Of course, the reality is that banks foreclosed on thousands of properties based on just such false affidavits and other documents. Once the issue was revealed, here's what happened:
Because the robosigning mess called into question the integrity of foreclosure paperwork, courts are more likely to scrutinize bank foreclosure affidavits and documentation, and are more willing to entertain homeowner claims that documentation is faulty or false. If you want to challenge the foreclosure of your home based on a faulty affidavit or other document, the process depends on whether you live in a state where foreclosures go through court or not. A third option is to challenge the foreclosure in a Chapter 13 bankruptcy.
Judicial foreclosure. In about half the states, a foreclosure must go through the state court system. In these states, to challenge a foreclosure based on a fraudulent affidavit you simply raise the issue in the foreclosure case.
Nonjudicial foreclosures. In other states the foreclosure may be nonjudicial or judicial. Nonjudicial foreclosures are completed without going to court. So, the process of raising a claim that the foreclosure documentation is faulty is not as easy. The homeowner must file a lawsuit to stop the foreclosure. In a number of these nonjudicial foreclosure states, a bank cannot foreclose without recording the appropriate documents accompanied by an affidavit attesting to their truth, so the ground for challenging the foreclosure would be similar to that used in judicial foreclosure states.
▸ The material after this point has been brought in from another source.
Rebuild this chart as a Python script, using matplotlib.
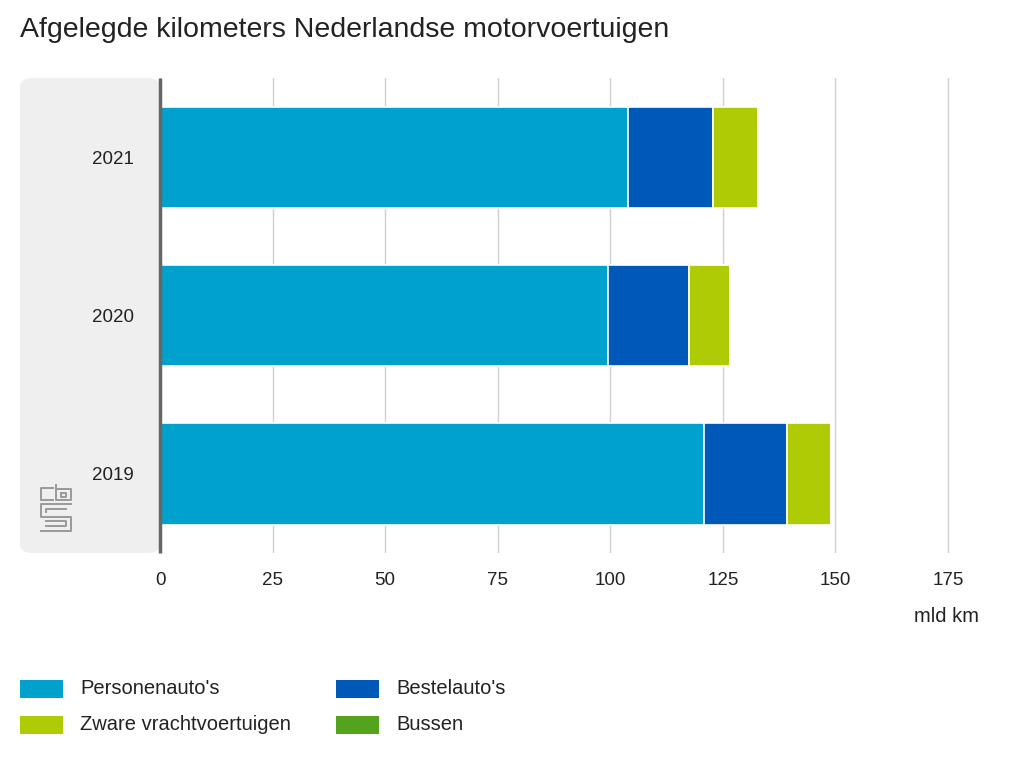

Chapter 13 bankruptcy. Homeowners may also challenge foreclosures in Chapter 13 bankruptcy. In Chapter 13 bankruptcy, creditors—including mortgage lenders—must file a claim in order to secure payments on their mortgage under the debtor's Chapter 13 repayment plan. As with all other creditor claims, a homeowner in Chapter 13 may oppose the claim based on the lender's inability to provide the correct documents establishing the debt and sworn testimony to their truth.
Because banks can't use robosigners now, it takes longer to get a foreclosure affidavit signed. Instead, bank officers and representatives must actually spend time reviewing the property file, loan papers, and other documents before signing the affidavit. And, despite what some banks have said, this is not a mere technicality. There have been many instances of demonstrably false or legally faulty paperwork being submitted, and it might be that the banks simply can't demonstrate the veracity of the necessary documents.
As a result of the robosigning scandal and sloppy bank paperwork, courts are more inclined to believe that foreclosure paperwork in any given case is faulty. As a result, if a homeowner is able to cast uncertainty regarding the required foreclosure paperwork, banks might be more willing to go further than they have in negotiating some type of mortgage modification, rather than risk having to prove the accuracy of their documents in court.
While robosigning is much less likely to occur today than it was in the past, your case might be the exception. Or the foreclosure documentation in your case could be faulty in another way.
But challenging a foreclosure in court or alleging documentation problems in an effort to negotiate with a bank can be tricky. If you believe the bank robosigned documents in your foreclosure—or that there's some other problem with the paperwork—consider talking with a foreclosure attorney about your case.